- Extracted records
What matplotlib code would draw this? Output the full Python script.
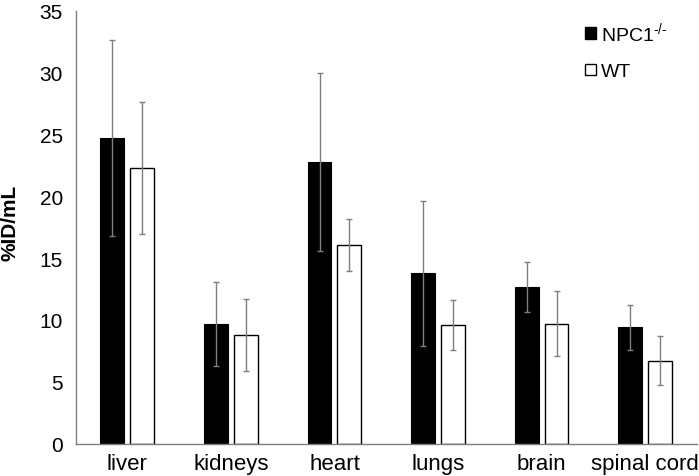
import matplotlib
matplotlib.use("Agg")
import matplotlib.pyplot as plt
import matplotlib.patches as mpatches
import numpy as np

plt.rcParams['font.family'] = ['Liberation Sans', 'DejaVu Sans']
plt.rcParams['mathtext.fontset'] = 'custom'
plt.rcParams['mathtext.rm'] = 'Liberation Sans'
plt.rcParams['mathtext.it'] = 'Liberation Sans'

# data
organs = ['liver', 'kidneys', 'heart', 'lungs', 'brain', 'spinal cord']
npc1_mean = [24.7, 9.65, 22.8, 13.75, 12.65, 9.4]
npc1_err = [7.9, 3.4, 7.2, 5.85, 2.0, 1.8]
wt_mean = [22.3, 8.8, 16.05, 9.6, 9.7, 6.7]
wt_err = [5.35, 2.9, 2.1, 2.0, 2.6, 2.0]

W, H = 699, 477
fig = plt.figure(figsize=(W / 100, H / 100), dpi=100)
ax = fig.add_axes([75.5 / W, (H - 444.5) / H, (697 - 75.5) / W, (444.5 - 11.7) / H])

x = np.arange(len(organs))
bw = 0.23
off = 0.144
errstyle = dict(ecolor='#7f7f7f', elinewidth=1.0, capsize=2.0, capthick=1.0)

ax.bar(x - off, npc1_mean, bw, color='black', edgecolor='black', linewidth=0.8,
       yerr=npc1_err, error_kw=errstyle)
ax.bar(x + off, wt_mean, bw, color='white', edgecolor='black', linewidth=1.0,
       yerr=wt_err, error_kw=errstyle)

ax.set_xlim(-0.5, len(organs) - 0.5)
ax.set_ylim(0, 35)
ax.set_yticks(np.arange(0, 36, 5))
ax.set_xticks(x)
ax.set_xticklabels(organs, fontsize=16)
ax.tick_params(axis='both', length=0)
ax.tick_params(axis='y', pad=9, labelsize=15)
ax.tick_params(axis='x', pad=7)

for s in ['top', 'right']:
    ax.spines[s].set_visible(False)
ax.spines['left'].set_color('#7f7f7f')
ax.spines['bottom'].set_color('#7f7f7f')
ax.spines['left'].set_linewidth(1.0)
ax.spines['bottom'].set_linewidth(1.0)

fig.text(10.5 / W, (H - 223) / H, '%ID/mL', fontsize=15, fontweight='bold',
         rotation=90, ha='center', va='center')

handles = [mpatches.Patch(facecolor='black', edgecolor='black'),
           mpatches.Patch(facecolor='white', edgecolor='black')]
fig.legend(handles, [r'NPC1$^{\text{-/-}}$', 'WT'], loc='upper left',
           bbox_to_anchor=(585 / W, (H - 21) / H), frameon=False,
           fontsize=14, handlelength=0.55, handleheight=0.55,
           handletextpad=0.25, labelspacing=1.0, borderpad=0, borderaxespad=0)

fig.savefig('out.png', dpi=100)
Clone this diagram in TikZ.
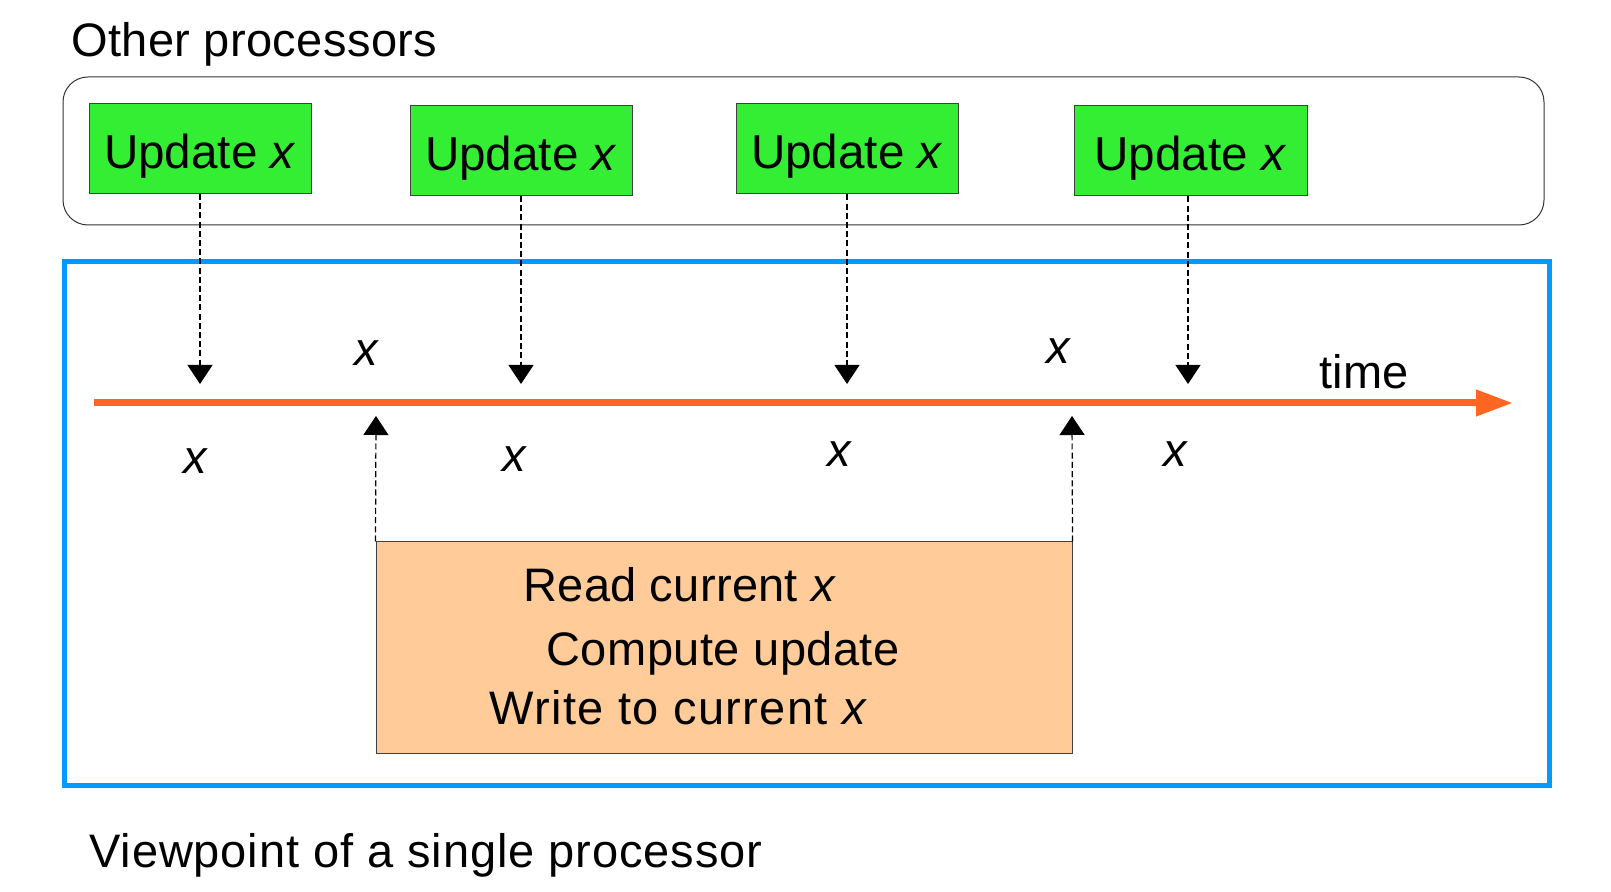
\documentclass[tikz,border=0pt]{standalone}
\usepackage{fontspec}
\setmainfont{Liberation Sans}
\usetikzlibrary{arrows.meta}
\definecolor{ugreen}{RGB}{51,238,51}
\definecolor{tline}{RGB}{255,102,34}
\definecolor{vblue}{RGB}{0,153,255}
\definecolor{wbox}{RGB}{255,204,153}
\begin{document}
\begin{tikzpicture}[x=0.5pt,y=-0.5pt,
  txt/.style={font=\fontsize{23.5}{28}\selectfont, inner sep=0pt, text=black},
  upd/.style={txt, font=\fontsize{23.8}{28}\selectfont, draw=black!75, fill=ugreen, line width=0.5pt, minimum width=111pt, minimum height=45pt, text height=23pt, text depth=3pt},
  dashlink/.style={draw=black, line width=0.6pt, dash pattern=on 3pt off 1.6pt, -{Triangle[width=12.5pt,length=9.5pt]}}
]
\useasboundingbox (0,0) rectangle (1611,892);

% Other processors frame
\node[txt, anchor=west, font=\fontsize{23.5}{28}\selectfont\addfontfeature{LetterSpace=0.8}] (otherlbl) at (71,44) {Other processors};
\node[draw=black!80, line width=0.5pt, rounded corners=12.5pt, minimum width=740.5pt, minimum height=74pt, inner sep=0pt] (others) at (803.5,151) {};

\node[upd] (u1) at (200,148.5) {Update \textit{x}};
\node[upd] (u2) at (521,150.5) {Update \textit{x}};
\node[upd] (u3) at (847,149) {Update \textit{x}};
\node[upd, minimum width=116.5pt] (u4) at (1190.5,151) {Update \textit{x}};

% Single processor frame
\node[draw=vblue, line width=2.5pt, minimum width=742.5pt, minimum height=261.5pt, inner sep=0pt] (single) at (806.5,523.5) {};
\node[txt, anchor=west, font=\fontsize{23.5}{28}\selectfont\addfontfeature{LetterSpace=1.9}] (viewlbl) at (89,855) {Viewpoint of a single processor};

% time line
\coordinate (tstart) at (94,403);
\coordinate (tend) at (1513,403);
\draw[tline, line width=3.5pt, -{Triangle[width=12.5pt,length=18.5pt]}] (tstart) -- (tend);
\node[txt] (timelbl) at (1364,372) {time};

% arrival points
\coordinate (d1) at (200,384);
\coordinate (d2) at (521,384);
\coordinate (d3) at (847,384);
\coordinate (d4) at (1188,384);
\draw[dashlink] (u1.south) -- (d1);
\draw[dashlink] (u2.south) -- (d2);
\draw[dashlink] (u3.south) -- (d3);
\draw[dashlink] (u4.south -| d4) -- (d4);

% x labels
\node[txt] (xa1) at (367,353) {\textit{x}};
\node[txt] (xa2) at (1059,351) {\textit{x}};
\node[txt] (xb1) at (196,461) {\textit{x}};
\node[txt] (xb2) at (515,459) {\textit{x}};
\node[txt] (xb3) at (840,454) {\textit{x}};
\node[txt] (xb4) at (1176,454) {\textit{x}};

% work box
\node[draw=black!75, fill=wbox, line width=0.5pt, minimum width=348pt, minimum height=105.5pt, inner sep=0pt] (work) at (724,647.5) {};
\node[txt, font=\fontsize{23.5}{28}\selectfont\addfontfeature{LetterSpace=0.6}] (read) at (680,585) {Read current \textit{x}};
\node[txt, font=\fontsize{23.5}{28}\selectfont\addfontfeature{LetterSpace=1}] (comp) at (723,653) {Compute update};
\node[txt, font=\fontsize{23.5}{28}\selectfont\addfontfeature{LetterSpace=3}] (write) at (679,708) {Write to current \textit{x}};

\coordinate (r1) at (376,416);
\coordinate (r2) at (1072,416);
\draw[dashlink] (work.north west) -- (r1);
\draw[dashlink] (work.north east) -- (r2);
\end{tikzpicture}
\end{document}
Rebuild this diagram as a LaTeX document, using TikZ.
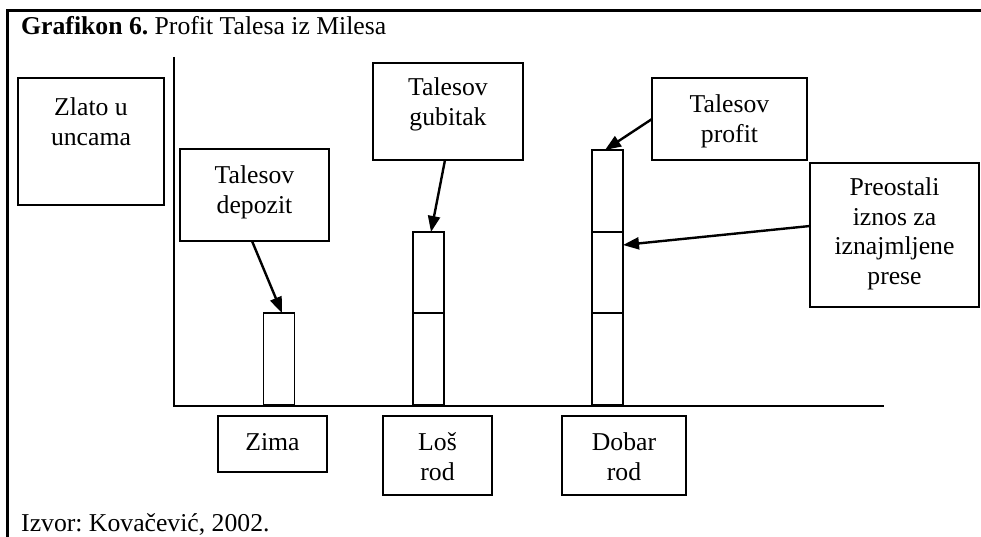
\documentclass[tikz,border=0pt]{standalone}
\usepackage{fontspec}
\setmainfont{Liberation Serif}
\usetikzlibrary{arrows.meta}
\frenchspacing
\begin{document}
\begin{tikzpicture}[x=1pt,y=-1pt,
  frame/.style={line width=2.5pt},
  axis/.style={line width=2pt},
  box/.style={draw,line width=1.8pt,inner sep=0pt,outer sep=0pt},
  bar/.style={draw,line width=1.6pt,inner sep=0pt,outer sep=0pt,minimum width=31pt},
  lbl/.style={anchor=north,align=center,inner sep=0pt,font=\fontsize{25.7}{29.5}\selectfont},
  plain/.style={anchor=base west,inner sep=0pt,font=\fontsize{25.7}{29.5}\selectfont},
  pointer/.style={line width=2.4pt,-{Triangle[length=16pt,width=12pt]}}]
\useasboundingbox (0,0) rectangle (981,537);
\fill[white] (0,0) rectangle (981,537);

% outer frame (top and left edges)
\draw[frame] (981,10.5) -| (7.5,537);

% title and source
\node[plain] (title) at (21,35) {\textbf{Grafikon 6.} Profit Talesa iz Milesa};
\node[plain] (source) at (21,531) {Izvor: Kovačević, 2002.};

% axes
\coordinate (ytop) at (174,57);
\coordinate (origin) at (174,405.5);
\coordinate (xend) at (884,405.5);
\draw[axis] (ytop) -- (origin) -- (xend);

% y-axis caption
\node[box,minimum width=146pt,minimum height=127pt] (zlato) at (91,141.5) {};
\node[lbl] (zlatoT) at (91,97.6) {Zlato u\\uncama};

% bars
\node[bar,minimum height=92pt] (b1) at (279,359) {};
\node[bar,minimum height=81pt] (b2t) at (428.5,272.5) {};
\node[bar,minimum height=92pt] (b2b) at (428.5,359) {};
\node[bar,minimum height=82pt] (b3t) at (607.5,191) {};
\node[bar,minimum height=81pt] (b3m) at (607.5,272.5) {};
\node[bar,minimum height=92pt] (b3b) at (607.5,359) {};

% callout boxes
\node[box,minimum width=149pt,minimum height=92pt] (dep) at (254.5,195) {};
\node[lbl] (depT) at (254.5,165.6) {Talesov\\depozit};

\node[box,minimum width=150pt,minimum height=97pt] (gub) at (448,111.5) {};
\node[lbl] (gubT) at (448,77.6) {Talesov\\gubitak};

\node[box,minimum width=155pt,minimum height=82pt] (prof) at (729.5,119) {};
\node[lbl] (profT) at (729.5,94.6) {Talesov\\profit};

\node[box,minimum width=169pt,minimum height=144pt] (pres) at (894.5,235) {};
\node[lbl] (presT) at (894.5,177.6) {Preostali\\iznos za\\iznajmljene\\prese};

% category boxes
\node[box,minimum width=109pt,minimum height=56pt] (zima) at (272.5,444) {};
\node[lbl] (zimaT) at (272.5,433.6) {Zima};

\node[box,minimum width=109pt,minimum height=79pt] (los) at (437.5,455.5) {};
\node[lbl] (losT) at (437.5,432.6) {Loš\\rod};

\node[box,minimum width=124pt,minimum height=79pt] (dobar) at (624,455.5) {};
\node[lbl] (dobarT) at (624,432.6) {Dobar\\rod};

% pointers
\draw[pointer] ([xshift=-2.5pt]dep.south) -- ([xshift=3pt]b1.north);
\draw[pointer] ([xshift=-3pt]gub.south) -- ([xshift=2.5pt]b2t.north);
\draw[pointer] (prof.west) -- ([xshift=-2.5pt]b3t.north);
\draw[pointer] ([yshift=9pt]pres.west) -- ([yshift=-13pt]b3m.north east);
\end{tikzpicture}
\end{document}
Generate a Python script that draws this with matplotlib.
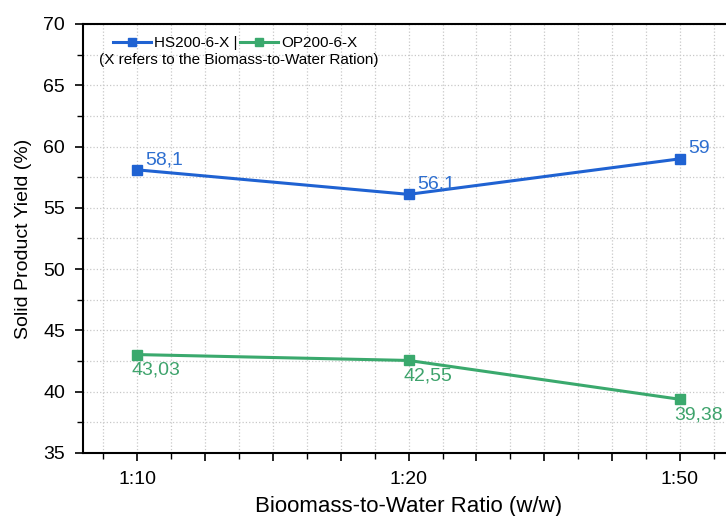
import matplotlib.pyplot as plt
from matplotlib.ticker import MultipleLocator, FuncFormatter
from matplotlib.lines import Line2D

plt.rcParams['font.family'] = ['Liberation Sans', 'DejaVu Sans']

# biomass-to-water ratios and solid yields
ratios = ["1:10", "1:20", "1:50"]
hs_yield = [58.1, 56.1, 59.0]
op_yield = [43.03, 42.55, 39.38]
hs_labels = ["58,1", "56,1", "59"]
op_labels = ["43,03", "42,55", "39,38"]

BLUE = '#1f62d2'
GREEN = '#3aa96d'

fig = plt.figure(figsize=(7.26, 5.16), dpi=100)
ax = fig.add_axes([0.1143, 0.1221, 0.897, 0.8314])

x = list(range(1, len(ratios) + 1))
ax.plot(x, hs_yield, color=BLUE, lw=2.2, marker='s', ms=7, zorder=3)
ax.plot(x, op_yield, color=GREEN, lw=2.2, marker='s', ms=7, zorder=3)

for xi, yi, lab in zip(x, hs_yield, hs_labels):
    ax.annotate(lab, (xi, yi), xytext=(6, 1), textcoords='offset points',
                ha='left', va='bottom', color='#2e6fd0', fontsize=14)
for xi, yi, lab in zip(x, op_yield, op_labels):
    ax.annotate(lab, (xi, yi), xytext=(-4, -5), textcoords='offset points',
                ha='left', va='top', color='#3ea36c', fontsize=14)

ax.set_xlim(0.8, 3.2)
ax.set_ylim(35, 70)
ax.xaxis.set_major_locator(MultipleLocator(0.25))
ax.xaxis.set_minor_locator(MultipleLocator(0.125))
ax.xaxis.set_major_formatter(FuncFormatter(
    lambda v, p: ratios[int(round(v)) - 1] if abs(v - round(v)) < 1e-6 and 1 <= round(v) <= 3 else ''))
ax.yaxis.set_major_locator(MultipleLocator(5))
ax.yaxis.set_minor_locator(MultipleLocator(2.5))

ax.tick_params(which='major', direction='out', length=6, width=1.2, labelsize=14, pad=7)
ax.tick_params(which='minor', direction='out', length=4, width=1.0)
ax.grid(which='both', color='#c8c8c8', linestyle=':', linewidth=0.9)
ax.set_axisbelow(True)

for side in ['left', 'bottom', 'top']:
    ax.spines[side].set_linewidth(1.5)
ax.spines['right'].set_visible(False)

ax.set_xlabel("Bioomass-to-Water Ratio (w/w)", fontsize=16, labelpad=6)
ax.set_ylabel("Solid Product Yield (%)", fontsize=14, labelpad=8)

handles = [Line2D([], [], color=BLUE, lw=2.2, marker='s', ms=6),
           Line2D([], [], color=GREEN, lw=2.2, marker='s', ms=6)]
ax.legend(handles, ["HS200-6-X |", "OP200-6-X"], ncol=2, frameon=False,
          loc='center left', bbox_to_anchor=(0.046, 0.956), fontsize=11,
          borderaxespad=0, borderpad=0,
          handlelength=2.5, handletextpad=0.2, columnspacing=0.15)
ax.text(0.025, 0.916, "(X refers to the Biomass-to-Water Ration)",
        transform=ax.transAxes, fontsize=11, ha='left', va='center')

fig.savefig('out.png', dpi=100)
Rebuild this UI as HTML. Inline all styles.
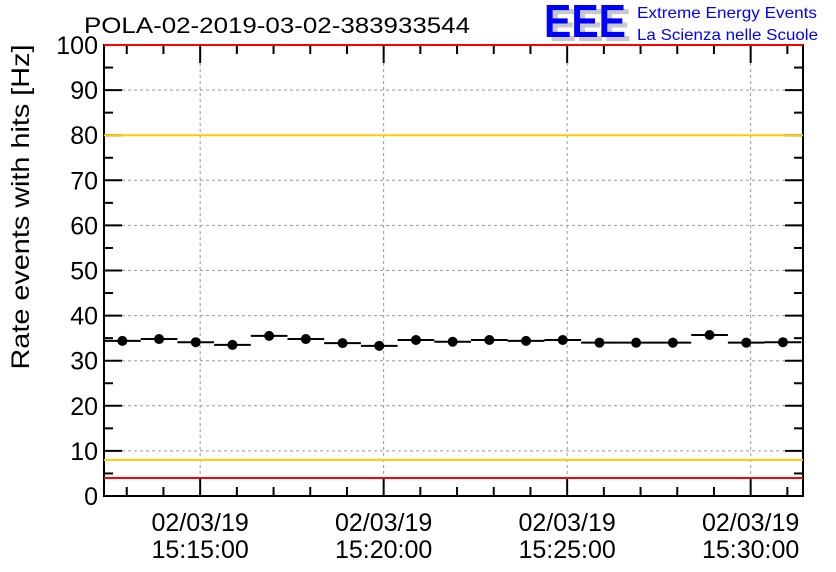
<!DOCTYPE html>
<html><head><meta charset="utf-8"><style>
body{margin:0;background:#fff;}
svg{display:block;font-family:"Liberation Sans",Arial,sans-serif;}
</style></head><body>
<svg id="c" width="836" height="572" viewBox="0 0 836 572">
<rect width="836" height="572" fill="#fff"/>
<text x="84" y="33" font-size="22" textLength="386" lengthAdjust="spacingAndGlyphs">POLA-02-2019-03-02-383933544</text>
<g>
<text x="549" y="41" font-size="46" font-weight="bold" fill="#c8c8c8" textLength="82" lengthAdjust="spacingAndGlyphs">EEE</text>
<text x="544" y="37" font-size="46" font-weight="bold" fill="#0000ff" textLength="82" lengthAdjust="spacingAndGlyphs">EEE</text>
<text x="637" y="18" font-size="16" fill="#0000ff" textLength="180" lengthAdjust="spacingAndGlyphs">Extreme Energy Events</text>
<text x="637" y="40" font-size="16" fill="#0000ff" textLength="181" lengthAdjust="spacingAndGlyphs">La Scienza nelle Scuole</text>
</g>
<text transform="translate(29,207) rotate(-90)" text-anchor="middle" font-size="25" textLength="325" lengthAdjust="spacingAndGlyphs">Rate events with hits [Hz]</text>
<g id="grid"></g><g id="lines"></g><g id="axes"></g><g id="marks"></g>
</svg>
<script>
const values=[34.4,34.8,34.1,33.5,35.5,34.8,33.9,33.3,34.6,34.2,34.6,34.4,34.6,34.0,34.0,34.0,35.7,34.0,34.1];
const yTicks=[0,10,20,30,40,50,60,70,80,90,100];
const xTickDates=["02/03/19","02/03/19","02/03/19","02/03/19"];
const xTickTimes=["15:15:00","15:20:00","15:25:00","15:30:00"];
const xTickMinutes=[15,20,25,30];
const refLines=[{v:100,c:"#ff0000"},{v:80,c:"#ffcc00"},{v:8,c:"#ffcc00"},{v:4,c:"#ff0000"}];
const X0=104,X1=803,Y0=496,Y1=45;
const tStart=12.38, tEnd=tStart+(X1-X0)/36.7;
const xs=m=>X0+(m-tStart)/(tEnd-tStart)*(X1-X0);
const ys=v=>Y0-v/100*(Y0-Y1);
const NS="http://www.w3.org/2000/svg";
function mk(p,t,a){const e=document.createElementNS(NS,t);for(const k in a)e.setAttribute(k,a[k]);p.appendChild(e);return e;}
const grid=document.getElementById('grid'),lines=document.getElementById('lines'),axes=document.getElementById('axes'),marks=document.getElementById('marks');
yTicks.forEach(v=>{
 if(v>0&&v<100){const g=mk(grid,'line',{x1:X0,x2:X1,y1:ys(v),y2:ys(v),stroke:'#999','stroke-dasharray':'3,3','stroke-width':1});
 
 }
 const t=mk(axes,'text',{x:X0-6,y:ys(v)+9,'text-anchor':'end','font-size':25});t.textContent=v;
 
 
 mk(axes,'line',{x1:X0,x2:X0+18,y1:ys(v),y2:ys(v),stroke:'#000','stroke-width':2});
 mk(axes,'line',{x1:X1,x2:X1-18,y1:ys(v),y2:ys(v),stroke:'#000','stroke-width':2});
 if(v<100){mk(axes,'line',{x1:X0,x2:X0+9,y1:ys(v+5),y2:ys(v+5),stroke:'#000','stroke-width':2});
 mk(axes,'line',{x1:X1,x2:X1-9,y1:ys(v+5),y2:ys(v+5),stroke:'#000','stroke-width':2});}
});
xTickMinutes.forEach((m,i)=>{
 const x=xs(m);
 const g=mk(grid,'line',{x1:x,x2:x,y1:Y1,y2:Y0,stroke:'#999','stroke-dasharray':'3,3','stroke-width':1});
 
 
 const t1=mk(axes,'text',{x:x,y:531,'text-anchor':'middle','font-size':25});t1.textContent=xTickDates[i];
 
 
 const t2=mk(axes,'text',{x:x,y:558,'text-anchor':'middle','font-size':25});t2.textContent=xTickTimes[i];
 
 
});
for(let m=Math.ceil(tStart);m<=tEnd;m++){
 const x=xs(m),L=(m%5===0)?18:9;
 mk(axes,'line',{x1:x,x2:x,y1:Y0,y2:Y0-L,stroke:'#000','stroke-width':2});
 mk(axes,'line',{x1:x,x2:x,y1:Y1,y2:Y1+L,stroke:'#000','stroke-width':2});
}
mk(axes,'rect',{x:X0,y:Y1,width:X1-X0,height:Y0-Y1,fill:'none',stroke:'#000','stroke-width':2});
refLines.forEach(r=>{const l=mk(lines,'line',{x1:X0,x2:X1,y1:ys(r.v),y2:ys(r.v),stroke:r.c,'stroke-width':2});
 
 });
axes.parentNode.appendChild(lines);
values.forEach((v,i)=>{
 const a=xs(tStart+i),b=xs(tStart+i+1),y=ys(v);
 const h=mk(marks,'line',{x1:a,x2:b,y1:y,y2:y,stroke:'#000','stroke-width':2});
 
 
 const c=mk(marks,'circle',{cx:(a+b)/2,cy:y,r:5,fill:'#000'});
 
 
});
</script>
</body></html>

- Exercise aim
Set down word for word the lines from the first entry through the line with "ax.tick_params(axis='x', pad=7)", both included, omitting pictures.

- Expected answer
What matplotlib code would draw this? Output the full Python script.
import matplotlib
matplotlib.use("Agg")
import matplotlib.pyplot as plt
import matplotlib.patches as mpatches
import numpy as np

plt.rcParams['font.family'] = ['Liberation Sans', 'DejaVu Sans']
plt.rcParams['mathtext.fontset'] = 'custom'
plt.rcParams['mathtext.rm'] = 'Liberation Sans'
plt.rcParams['mathtext.it'] = 'Liberation Sans'

# data
organs = ['liver', 'kidneys', 'heart', 'lungs', 'brain', 'spinal cord']
npc1_mean = [24.7, 9.65, 22.8, 13.75, 12.65, 9.4]
npc1_err = [7.9, 3.4, 7.2, 5.85, 2.0, 1.8]
wt_mean = [22.3, 8.8, 16.05, 9.6, 9.7, 6.7]
wt_err = [5.35, 2.9, 2.1, 2.0, 2.6, 2.0]

W, H = 699, 477
fig = plt.figure(figsize=(W / 100, H / 100), dpi=100)
ax = fig.add_axes([75.5 / W, (H - 444.5) / H, (697 - 75.5) / W, (444.5 - 11.7) / H])

x = np.arange(len(organs))
bw = 0.23
off = 0.144
errstyle = dict(ecolor='#7f7f7f', elinewidth=1.0, capsize=2.0, capthick=1.0)

ax.bar(x - off, npc1_mean, bw, color='black', edgecolor='black', linewidth=0.8,
       yerr=npc1_err, error_kw=errstyle)
ax.bar(x + off, wt_mean, bw, color='white', edgecolor='black', linewidth=1.0,
       yerr=wt_err, error_kw=errstyle)

ax.set_xlim(-0.5, len(organs) - 0.5)
ax.set_ylim(0, 35)
ax.set_yticks(np.arange(0, 36, 5))
ax.set_xticks(x)
ax.set_xticklabels(organs, fontsize=16)
ax.tick_params(axis='both', length=0)
ax.tick_params(axis='y', pad=9, labelsize=15)
ax.tick_params(axis='x', pad=7)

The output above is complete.